Google’s autonomous (self-driving) car has received quite a bit of attention recently, with some media outlets predicting that the technology will be used in Canada by the year 2020.
Certainly, there are limitations to the technology that will need to be addressed before the product is brought to market. For instance, Google’s self-driving cars cannot be operated in inclement weather conditions such as snow or heavy rain. In addition, the car’s sensors cannot differentiate between a potential road hazard (such as a rock) and a non-hazard (such as a crumpled paper bag), and so the car will swerve around each. While the car can detect a pedestrian in the street, it cannot detect and respond to a police officer waving from the side of the road to direct traffic in an emergency.
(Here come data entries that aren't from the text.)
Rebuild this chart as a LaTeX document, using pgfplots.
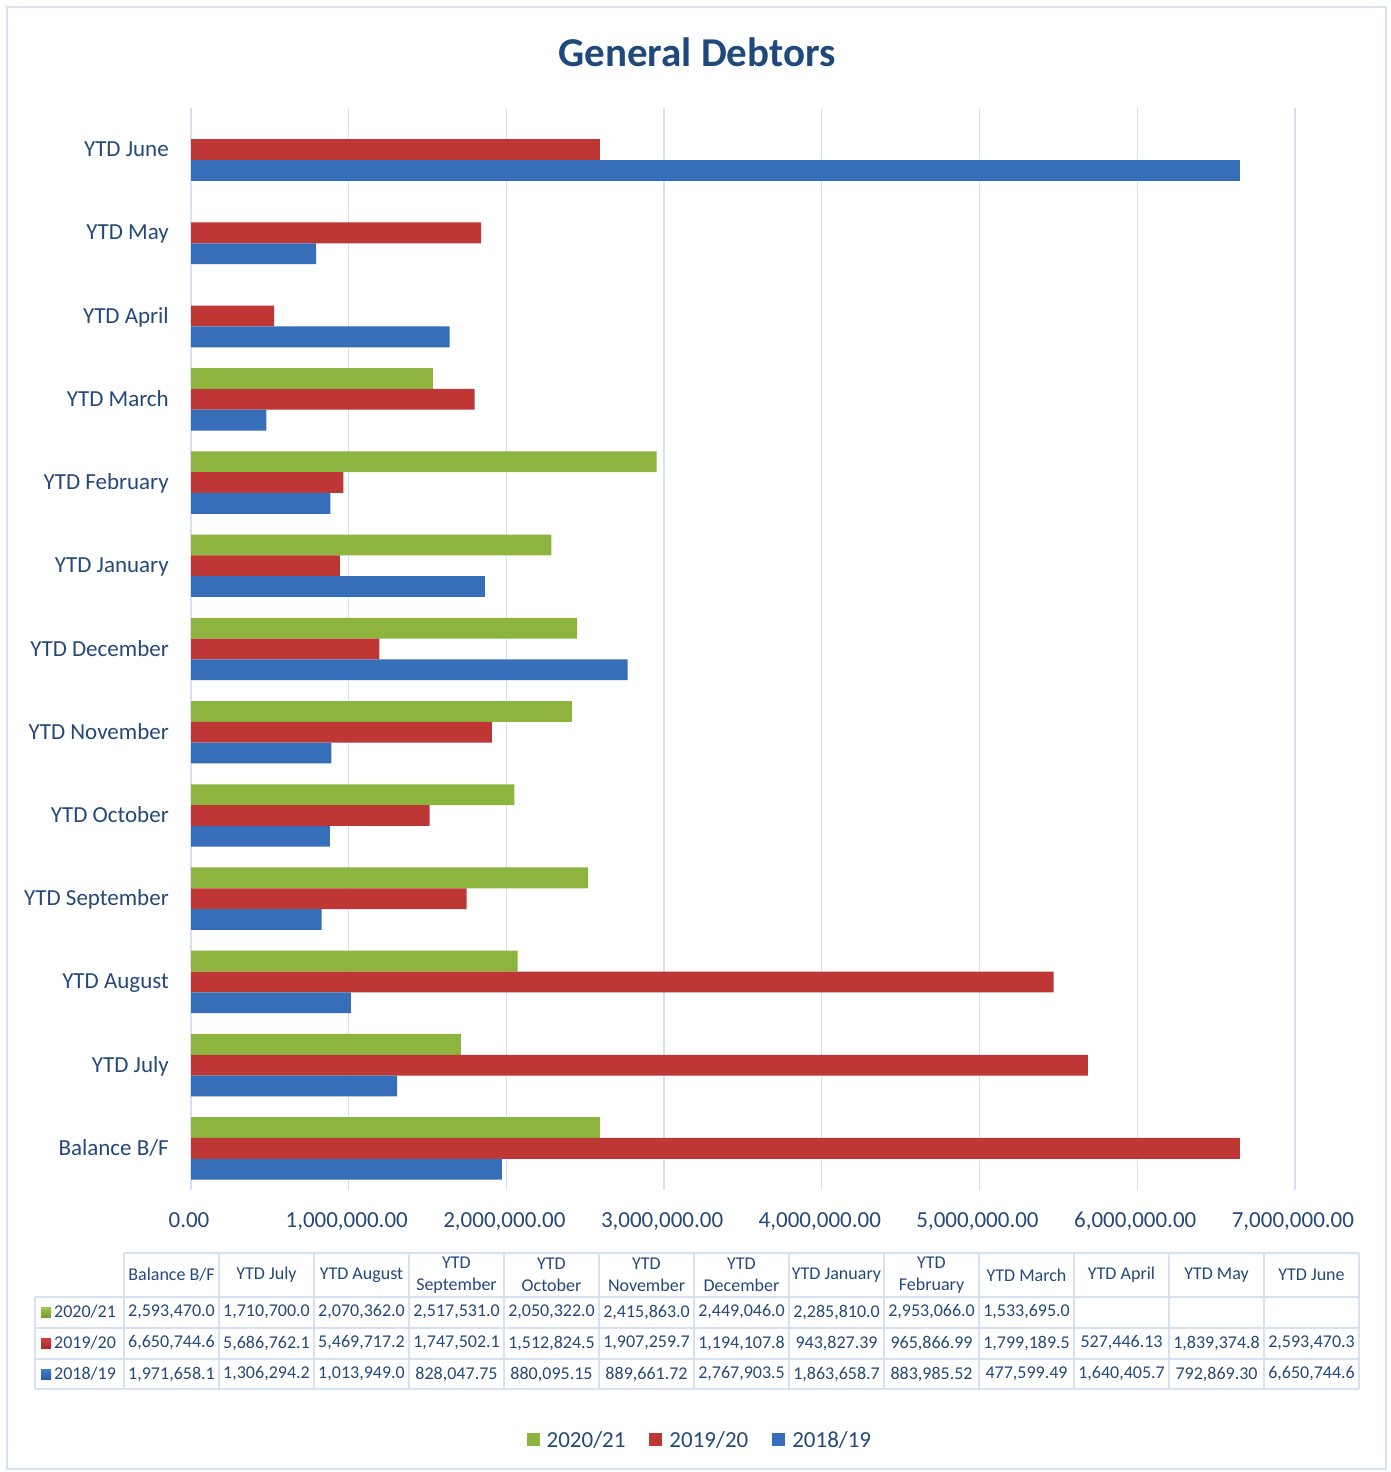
\documentclass[border=0pt]{standalone}
\usepackage{pgfplots}
\usepackage{pgfplotstable}
\pgfplotsset{compat=1.18}
\usepackage{fontspec}
\setmainfont{Carlito}
\definecolor{txt}{RGB}{37,72,122}
\definecolor{titlec}{RGB}{31,73,125}
\definecolor{gridc}{RGB}{214,226,242}
\definecolor{borderc}{RGB}{214,226,244}
\definecolor{gtop}{RGB}{158,199,76}
\definecolor{gbot}{RGB}{118,153,50}
\definecolor{gmid}{RGB}{140,180,62}
\definecolor{rtop}{RGB}{206,66,62}
\definecolor{rbot}{RGB}{163,44,44}
\definecolor{rmid}{RGB}{190,55,52}
\definecolor{btop}{RGB}{62,127,204}
\definecolor{bbot}{RGB}{44,90,160}
\definecolor{bmid}{RGB}{54,110,185}

\pgfplotstableread{
y green red blue
0 2593470.0 6650744.6 1971658.1
1 1710700.0 5686762.1 1306294.2
2 2070362.0 5469717.2 1013949.0
3 2517531.0 1747502.1 828047.75
4 2050322.0 1512824.5 880095.15
5 2415863.0 1907259.7 889661.72
6 2449046.0 1194107.8 2767903.5
7 2285810.0 943827.39 1863658.7
8 2953066.0 965866.99 883985.52
9 1533695.0 1799189.5 477599.49
10 nan 527446.13 1640405.7
11 nan 1839374.8 792869.30
12 nan 2593470.3 6650744.6
}\datatable

\begin{document}
\begin{tikzpicture}[x=1pt,y=1pt]
\path (0,0) rectangle (1391,-1472);
\draw[borderc, line width=2pt] (7,-7) rectangle (1386,-1469);
\node[font=\fontsize{41}{48}\selectfont\bfseries, text=titlec] at (697,-52) {General Debtors};

\begin{axis}[
  at={(191pt,-1190pt)}, anchor=south west,
  scale only axis, width=1104pt, height=1082pt,
  xmin=0, xmax=7000000, ymin=-0.5, ymax=12.5,
  xbar, bar width=0.25,
  ytick={0,...,12},
  yticklabels={Balance B/F, YTD July, YTD August, YTD September, YTD October, YTD November, YTD December, YTD January, YTD February, YTD March, YTD April, YTD May, YTD June},
  xtick={0,1000000,2000000,3000000,4000000,5000000,6000000,7000000},
  scaled x ticks=false,
  xmajorgrids, grid style={gridc, line width=1.3pt},
  axis line style={draw=none},
  major tick length=0pt,
  tick label style={font=\fontsize{23}{27}\selectfont, text=txt, inner sep=0pt},
  yticklabel style={anchor=base east, xshift=-22pt, yshift=-7pt},
  xticklabel style={anchor=base, xshift=-2pt, yshift=-37pt, /pgf/number format/.cd, fixed, fixed zerofill, precision=2, 1000 sep={,}, assume math mode=true},
  legend style={at={(0.461,-0.231)}, anchor=center, draw=none, fill=none,
    legend columns=3, font=\fontsize{23}{27}\selectfont, text=txt,
    /tikz/every odd column/.append style={column sep=5pt},
    /tikz/every even column/.append style={column sep=22pt}},
  legend image code/.code={\fill[#1] (0pt,-6pt) rectangle (13pt,7pt);},
]
\addplot[draw=none, fill=gmid, bar shift=0.25] table[x=green, y=y] {\datatable};
\addplot[draw=none, fill=rmid, bar shift=0] table[x=red, y=y] {\datatable};
\addplot[draw=none, fill=bmid, bar shift=-0.25] table[x=blue, y=y] {\datatable};
\legend{2020/21, 2019/20, 2018/19}
\end{axis}

% data table
\begin{scope}[gridc, line width=1.5pt]
\draw (124,-1253) -- (1359,-1253);
\foreach \yy in {1297,1328,1359,1389} \draw (35,-\yy) -- (1359,-\yy);
\draw (35,-1297) -- (35,-1389);
\foreach \i in {0,...,13} \draw ({124+95*\i},-1253) -- ({124+95*\i},-1389);
\end{scope}
\foreach \h [count=\i from 0] in {Balance B/F, YTD July, YTD August, {YTD\\September}, {YTD\\October}, {YTD\\November}, {YTD\\December}, YTD January, {YTD\\February}, YTD March, YTD April, YTD May, YTD June}
  \node[align=center, font=\fontsize{18}{22}\selectfont, text=txt, inner sep=0pt] at ({124+95*\i+47.5},-1275) {\h};
\foreach \v [count=\i from 0] in {2{,}593{,}470.0, 1{,}710{,}700.0, 2{,}070{,}362.0, 2{,}517{,}531.0, 2{,}050{,}322.0, 2{,}415{,}863.0, 2{,}449{,}046.0, 2{,}285{,}810.0, 2{,}953{,}066.0, 1{,}533{,}695.0}
  \node[font=\fontsize{18}{22}\selectfont, text=txt, inner sep=0pt] at ({124+95*\i+47.5},-1312) {\v};
\foreach \v [count=\i from 0] in {6{,}650{,}744.6, 5{,}686{,}762.1, 5{,}469{,}717.2, 1{,}747{,}502.1, 1{,}512{,}824.5, 1{,}907{,}259.7, 1{,}194{,}107.8, 943{,}827.39, 965{,}866.99, 1{,}799{,}189.5, 527{,}446.13, 1{,}839{,}374.8, 2{,}593{,}470.3}
  \node[font=\fontsize{18}{22}\selectfont, text=txt, inner sep=0pt] at ({124+95*\i+47.5},-1343) {\v};
\foreach \v [count=\i from 0] in {1{,}971{,}658.1, 1{,}306{,}294.2, 1{,}013{,}949.0, 828{,}047.75, 880{,}095.15, 889{,}661.72, 2{,}767{,}903.5, 1{,}863{,}658.7, 883{,}985.52, 477{,}599.49, 1{,}640{,}405.7, 792{,}869.30, 6{,}650{,}744.6}
  \node[font=\fontsize{18}{22}\selectfont, text=txt, inner sep=0pt] at ({124+95*\i+47.5},-1374) {\v};
% row keys
\fill[top color=gtop, bottom color=gbot] (41,-1307) rectangle (51,-1317);
\fill[top color=rtop, bottom color=rbot] (41,-1338) rectangle (51,-1348);
\fill[top color=btop, bottom color=bbot] (41,-1369) rectangle (51,-1379);
\node[anchor=west, font=\fontsize{18}{22}\selectfont, text=txt, inner sep=0pt] at (54,-1312) {2020/21};
\node[anchor=west, font=\fontsize{18}{22}\selectfont, text=txt, inner sep=0pt] at (54,-1343) {2019/20};
\node[anchor=west, font=\fontsize{18}{22}\selectfont, text=txt, inner sep=0pt] at (54,-1374) {2018/19};
\end{tikzpicture}
\end{document}
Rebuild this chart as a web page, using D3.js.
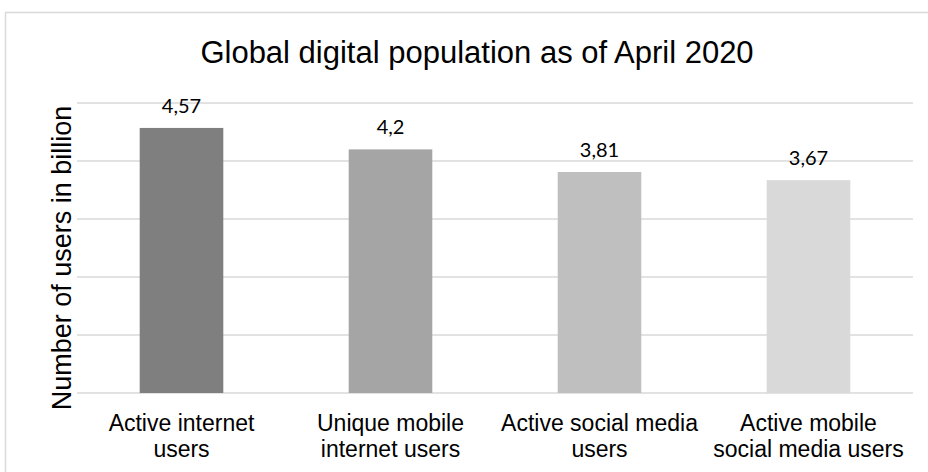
<!DOCTYPE html>
<html>
<head>
<meta charset="utf-8">
<script src="https://cdn.jsdelivr.net/npm/d3@7"></script>
<style>
  body { margin: 0; background: #fff; }
  svg { display: block; }
</style>
</head>
<body>
<svg id="chart" width="928" height="472"></svg>
<script>
// chart data
const categories = [
    ['Active internet', 'users'],
    ['Unique mobile', 'internet users'],
    ['Active social media', 'users'],
    ['Active mobile', 'social media users']
];
const values = [4.57, 4.2, 3.81, 3.67];
const valueLabels = ['4,57', '4,2', '3,81', '3,67'];
const gridTicks = [0, 1, 2, 3, 4, 5];
const barColors = ['#7f7f7f', '#a5a5a5', '#bfbfbf', '#d9d9d9'];

const svg = d3.select('#chart');
const plot = { left: 77, right: 913, top: 103, bottom: 393 };

// outer frame (right and bottom sides fall off the picture)
svg.append('rect')
    .attr('x', 5.5)
    .attr('y', 12.5)
    .attr('width', 960)
    .attr('height', 500)
    .attr('fill', 'none')
    .attr('stroke', '#d9d9d9')
    .attr('stroke-width', 1.5);

const x = d3.scaleBand()
    .domain(d3.range(values.length))
    .range([plot.left, plot.right])
    .paddingInner(0.6)
    .paddingOuter(0.3);

const y = d3.scaleLinear()
    .domain([0, 5])
    .range([plot.bottom, plot.top]);

// gridlines
svg.append('g')
    .selectAll('line')
    .data(gridTicks)
    .enter().append('line')
    .attr('x1', plot.left)
    .attr('x2', plot.right)
    .attr('y1', d => y(d))
    .attr('y2', d => y(d))
    .attr('stroke', '#d9d9d9')
    .attr('stroke-width', 1.5);

// bars
svg.append('g')
    .selectAll('rect')
    .data(values)
    .enter().append('rect')
    .attr('x', (d, i) => x(i))
    .attr('y', d => y(d))
    .attr('width', x.bandwidth())
    .attr('height', d => y(0) - y(d))
    .attr('fill', (d, i) => barColors[i]);

// value labels
svg.append('g')
    .selectAll('text')
    .data(values)
    .enter().append('text')
    .attr('x', (d, i) => x(i) + x.bandwidth() / 2)
    .attr('y', d => y(d) - 15)
    .attr('text-anchor', 'middle')
    .style('font-family', 'Lato, "Open Sans", sans-serif')
    .style('font-size', '20px')
    .style('fill', '#000')
    .text((d, i) => valueLabels[i]);

// category labels, two lines each
const catLabel = svg.append('g')
    .selectAll('text')
    .data(categories)
    .enter().append('text')
    .attr('text-anchor', 'middle')
    .style('font-family', '"Liberation Sans", Arial, sans-serif')
    .style('font-size', '23px')
    .style('fill', '#000');

catLabel.selectAll('tspan')
    .data((d, i) => d.map(line => ({ line, i })))
    .enter().append('tspan')
    .attr('x', d => x(d.i) + x.bandwidth() / 2)
    .attr('y', (d, j) => 431 + j * 26)
    .text(d => d.line);

// title
svg.append('text')
    .attr('x', 477)
    .attr('y', 63)
    .attr('text-anchor', 'middle')
    .style('font-family', '"Liberation Sans", Arial, sans-serif')
    .style('font-size', '31px')
    .style('fill', '#000')
    .text('Global digital population as of April 2020');

// y axis title
svg.append('text')
    .attr('transform', 'translate(71,258) rotate(-90)')
    .attr('text-anchor', 'middle')
    .style('font-family', '"Liberation Sans", Arial, sans-serif')
    .style('font-size', '27px')
    .style('fill', '#000')
    .text('Number of users in billion');
</script>
</body>
</html>
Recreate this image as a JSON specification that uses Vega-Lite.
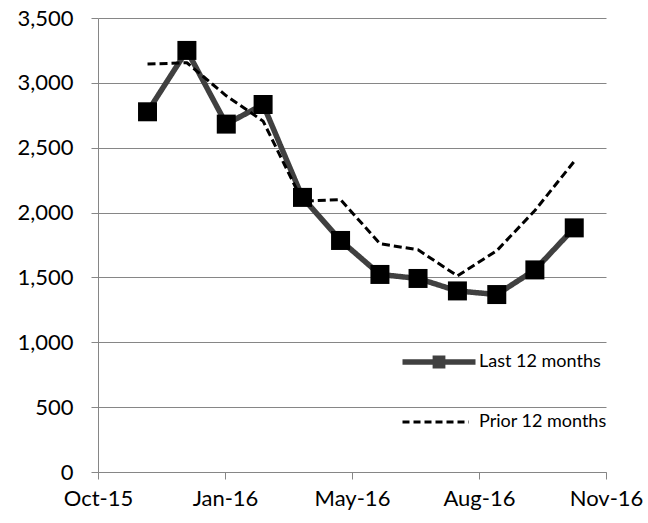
{
  "$schema": "https://vega.github.io/schema/vega-lite/v6.json",
  "width": 508,
  "height": 454,
  "autosize": {"type": "none"},
  "padding": {"left": 98, "top": 18, "right": 42, "bottom": 51},
  "background": "white",
  "config": {"view": {"stroke": null}, "font": "Lato"},
  "data": {
    "values": [
      {"date": "2015-11-30", "series": "Last 12 months", "value": 2777},
      {"date": "2015-12-31", "series": "Last 12 months", "value": 3250},
      {"date": "2016-01-31", "series": "Last 12 months", "value": 2682},
      {"date": "2016-02-29", "series": "Last 12 months", "value": 2833},
      {"date": "2016-03-31", "series": "Last 12 months", "value": 2117},
      {"date": "2016-04-30", "series": "Last 12 months", "value": 1785},
      {"date": "2016-05-31", "series": "Last 12 months", "value": 1523},
      {"date": "2016-06-30", "series": "Last 12 months", "value": 1492},
      {"date": "2016-07-31", "series": "Last 12 months", "value": 1396},
      {"date": "2016-08-31", "series": "Last 12 months", "value": 1368},
      {"date": "2016-09-30", "series": "Last 12 months", "value": 1558},
      {"date": "2016-10-31", "series": "Last 12 months", "value": 1882},
      {"date": "2015-11-30", "series": "Prior 12 months", "value": 3145},
      {"date": "2015-12-31", "series": "Prior 12 months", "value": 3155},
      {"date": "2016-01-31", "series": "Prior 12 months", "value": 2900},
      {"date": "2016-02-29", "series": "Prior 12 months", "value": 2705},
      {"date": "2016-03-31", "series": "Prior 12 months", "value": 2088},
      {"date": "2016-04-30", "series": "Prior 12 months", "value": 2100},
      {"date": "2016-05-31", "series": "Prior 12 months", "value": 1760},
      {"date": "2016-06-30", "series": "Prior 12 months", "value": 1713},
      {"date": "2016-07-31", "series": "Prior 12 months", "value": 1512},
      {"date": "2016-08-31", "series": "Prior 12 months", "value": 1706},
      {"date": "2016-09-30", "series": "Prior 12 months", "value": 2016},
      {"date": "2016-10-31", "series": "Prior 12 months", "value": 2395}
    ]
  },
  "encoding": {
    "x": {
      "field": "date",
      "type": "temporal",
      "scale": {
        "domain": [
          {"year": 2015, "month": 10, "date": 22, "utc": true},
          {"year": 2016, "month": 11, "date": 25, "utc": true}
        ],
        "nice": false
      },
      "axis": {
        "title": null,
        "values": [
          {"year": 2015, "month": 10, "date": 22, "utc": true},
          {"year": 2016, "month": 1, "date": 30, "utc": true},
          {"year": 2016, "month": 5, "date": 9, "utc": true},
          {"year": 2016, "month": 8, "date": 17, "utc": true},
          {"year": 2016, "month": 11, "date": 25, "utc": true}
        ],
        "format": "%b-%y",
        "grid": false,
        "domainColor": "#868686",
        "tickColor": "#868686",
        "tickSize": 7,
        "labelPadding": 9,
        "labelFont": "Lato",
        "labelFontSize": 22,
        "labelColor": "#000000",
        "labelFlush": false,
        "labelOverlap": false,
        "labelBound": false
      }
    },
    "y": {
      "field": "value",
      "type": "quantitative",
      "scale": {"domain": [0, 3500], "nice": false},
      "axis": {
        "title": null,
        "values": [0, 500, 1000, 1500, 2000, 2500, 3000, 3500],
        "format": ",d",
        "grid": true,
        "gridColor": "#868686",
        "domainColor": "#868686",
        "tickColor": "#868686",
        "tickSize": 7,
        "labelPadding": 18,
        "labelFont": "Lato",
        "labelFontSize": 22,
        "labelColor": "#000000"
      }
    }
  },
  "layer": [
    {
      "mark": {"type": "line", "strokeJoin": "round", "strokeCap": "butt"},
      "encoding": {
        "color": {
          "field": "series",
          "type": "nominal",
          "scale": {"domain": ["Last 12 months", "Prior 12 months"], "range": ["#404040", "#000000"]},
          "legend": {
            "title": null,
            "orient": "none",
            "legendX": 332,
            "legendY": 335,
            "padding": 0,
            "symbolSize": 5329,
            "rowPadding": 36,
            "labelOffset": 31,
            "labelFont": "Lato",
            "labelFontSize": 18,
            "labelColor": "#000000",
            "encoding": {
              "symbols": {
                "shape": {"value": {"signal": "datum.value === 'Last 12 months' ? 'M-1,0H1M-0.1,-0.1H0.1V0.1H-0.1Z' : 'M-1,0H0.82'"}},
                "fill": {"value": {"signal": "datum.value === 'Last 12 months' ? '#000000' : 'transparent'"}},
                "strokeWidth": {"value": {"signal": "datum.value === 'Last 12 months' ? 5.5 : 3"}},
                "strokeDash": {"value": {"signal": "datum.value === 'Last 12 months' ? [1, 0] : [7, 4]"}}
              }
            }
          }
        },
        "strokeWidth": {"condition": {"test": "datum.series === 'Last 12 months'", "value": 5.5}, "value": 3},
        "strokeDash": {"condition": {"test": "datum.series === 'Last 12 months'", "value": [1, 0]}, "value": [8, 4]}
      }
    },
    {
      "transform": [{"filter": "datum.series === 'Last 12 months'"}],
      "mark": {"type": "square", "size": 361, "color": "#000000", "filled": true, "opacity": 1}
    }
  ]
}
Assuming these technical issues are remedied and the product is successfully (and safely) brought to market, accidents will still happen. However, our current laws are ill-equipped to deal with an automotive landscape where cars are self-driven by computers rather than controlled by human operators. For instance, how can a “driver” be held responsible for an accident when he or she did none of the driving? The system, it seems, would require comprehensive reform: either injured parties will have to look exclusively look to vehicle manufacturers, programmers, and municipalities for fault in motor vehicle accident claims, or we will have to set aside issues of liability entirely and turn to an expanded no-fault scheme.
While manufacturers and computer programmers continue to work away, lawmakers and insurers will be carefully looking over their shoulders.